- Date: 11–17 March
- Edition: 8th
- Category: World Series
- Surface: Carpet / indoor
- Location: Copenhagen, Denmark
- Venue: K.B. Hallen

Champions

Singles
- Cédric Pioline

Doubles
- Libor Pimek / Byron Talbot
| Copenhagen Open |

= 1996 Copenhagen Open =

The 1996 Copenhagen Open was a men's tennis tournament played on indoor carpet courts at the K.B. Hallen in Copenhagen, Denmark and was part of the World Series of the 1996 ATP Tour.
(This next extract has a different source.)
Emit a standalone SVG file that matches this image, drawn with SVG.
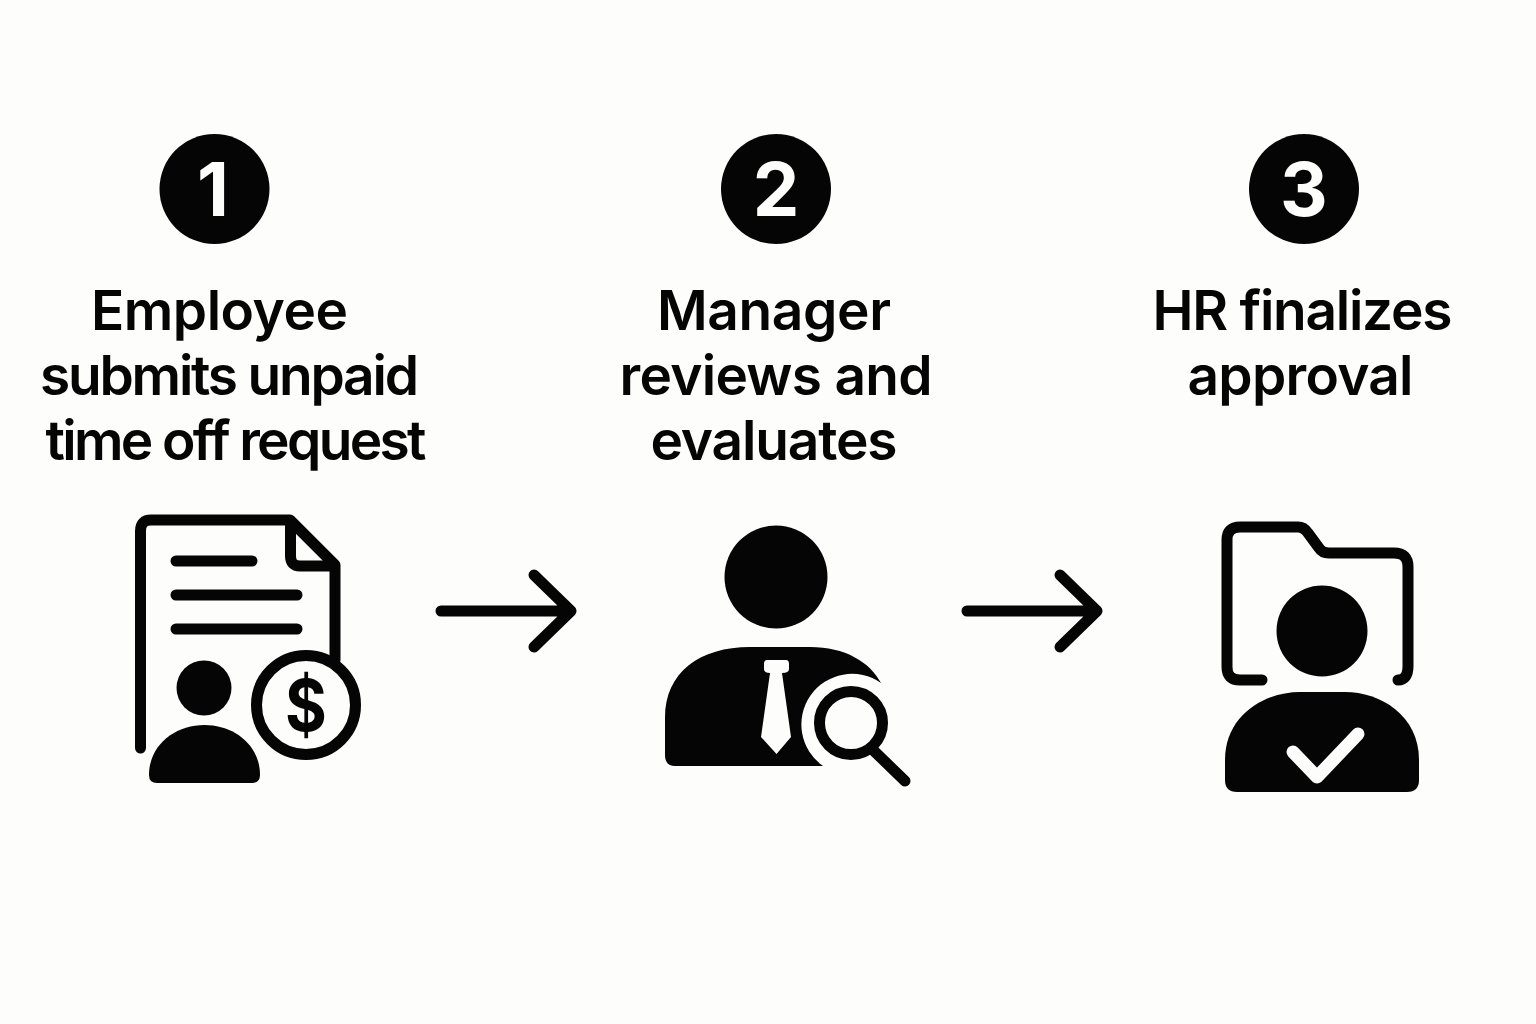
<svg xmlns="http://www.w3.org/2000/svg" width="1536" height="1024" viewBox="0 0 1536 1024">
<style>
.t{font-family:Inter,"Liberation Sans",sans-serif;font-size:55px;font-weight:600;fill:#050505;text-anchor:middle}
.n{font-family:Inter,"Liberation Sans",sans-serif;font-size:74px;font-weight:700;fill:#fdfdfb;text-anchor:middle}
.k{fill:#050505}
.s{fill:none;stroke:#050505;stroke-width:11;stroke-linecap:round;stroke-linejoin:round}
</style>
<rect width="1536" height="1024" fill="#fdfdfb"/>
<g id="step1">
<circle class="k" cx="214.500" cy="189" r="55"/>
<text class="n" x="213" y="216">1</text>
<text class="t" x="219.500" y="330" textLength="257">Employee</text>
<text class="t" x="229.500" y="395" textLength="379">submits unpaid</text>
<text class="t" x="236" y="460" textLength="381">time off request</text>
<path class="s" d="M140.500 748V531Q140.500 520 151 520H290L335 565V660"/>
<path class="s" stroke-width="12" d="M290.500 522V556Q290.500 566 300 566H334"/>
<path class="s" d="M176 561H252M176 595H297M176 629H297"/>
<circle class="k" cx="204" cy="688" r="27.500"/>
<path class="k" d="M149 775C149 745 175 725 204.500 725C234 725 260 745 260 775Q260 783 252 783H157Q149 783 149 775Z"/>
<circle cx="306" cy="705" r="49.500" fill="#fdfdfb" stroke="#050505" stroke-width="11"/>
<text transform="translate(306 731) scale(0.9 1)" font-family="Inter,'Liberation Sans',sans-serif" font-size="71" font-weight="700" fill="#050505" text-anchor="middle">$</text>
</g>
<g id="step2">
<circle class="k" cx="776" cy="189" r="55"/>
<text class="n" x="776" y="216">2</text>
<text class="t" x="774" y="330" textLength="234">Manager</text>
<text class="t" x="776" y="395" textLength="313">reviews and</text>
<text class="t" x="774" y="460" textLength="247">evaluates</text>
<circle class="k" cx="776" cy="577" r="51.500"/>
<path class="k" d="M665 755V718C665 672 700 647 750 647H810C845 647 870 662 881 683A50 50 0 1 0 823 766H675Q665 766 665 755Z"/>
<path d="M767 660H786Q789 660 789 664V669Q789 673 782 673L791 737L776.500 754L761 737L770 673Q764 673 764 669V664Q764 660 767 660Z" fill="#fdfdfb"/>
<circle cx="851" cy="723" r="31.500" fill="none" stroke="#050505" stroke-width="11"/>
<path class="s" d="M873 750L905 781"/>
</g>
<g id="step3">
<circle class="k" cx="1304" cy="189" r="55"/>
<text class="n" x="1304" y="216">3</text>
<text class="t" x="1302.500" y="330" textLength="300">HR finalizes</text>
<text class="t" x="1300.500" y="395" textLength="226">approval</text>
<path class="s" d="M1262 680H1240Q1227 680 1227 667V540Q1227 527 1240 527H1298Q1304 527 1308 533L1319 548Q1322 553 1329 553H1394Q1408 553 1408 567V666Q1408 680 1398 680"/>
<circle class="k" cx="1322" cy="631" r="45.500"/>
<path class="k" d="M1225 780V760C1225 715 1265 692 1300 692H1345C1380 692 1419 715 1419 760V780Q1419 792 1407 792H1237Q1225 792 1225 780Z"/>
<path d="M1293 752L1317 777L1358 734" fill="none" stroke="#fdfdfb" stroke-width="13" stroke-linecap="round" stroke-linejoin="round"/>
</g>
<g id="connectors">
<path class="s" d="M441 611H571M534 575L571 611L534 647"/>
<path class="s" d="M967 611H1097M1060 575L1097 611L1060 647"/>
</g>
</svg>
It was the eighth edition of the tournament and was held from 11 March until 17 March 1996. Third-seeded Cédric Pioline won the singles title.

==Finals==
===Singles===

FRA Cédric Pioline defeated DEN Kenneth Carlsen 6–2, 7–6^{(9–7)}
- It was Pioline's 1st singles title of his career.

===Doubles===

BEL Libor Pimek / RSA Byron Talbot defeated AUS Wayne Arthurs / AUS Andrew Kratzmann 7–6, 3–6, 6–3
- It was Pimek's 2nd title of the year and the 15th of his career. It was Talbot's 1st title of the year and the 10th of his career.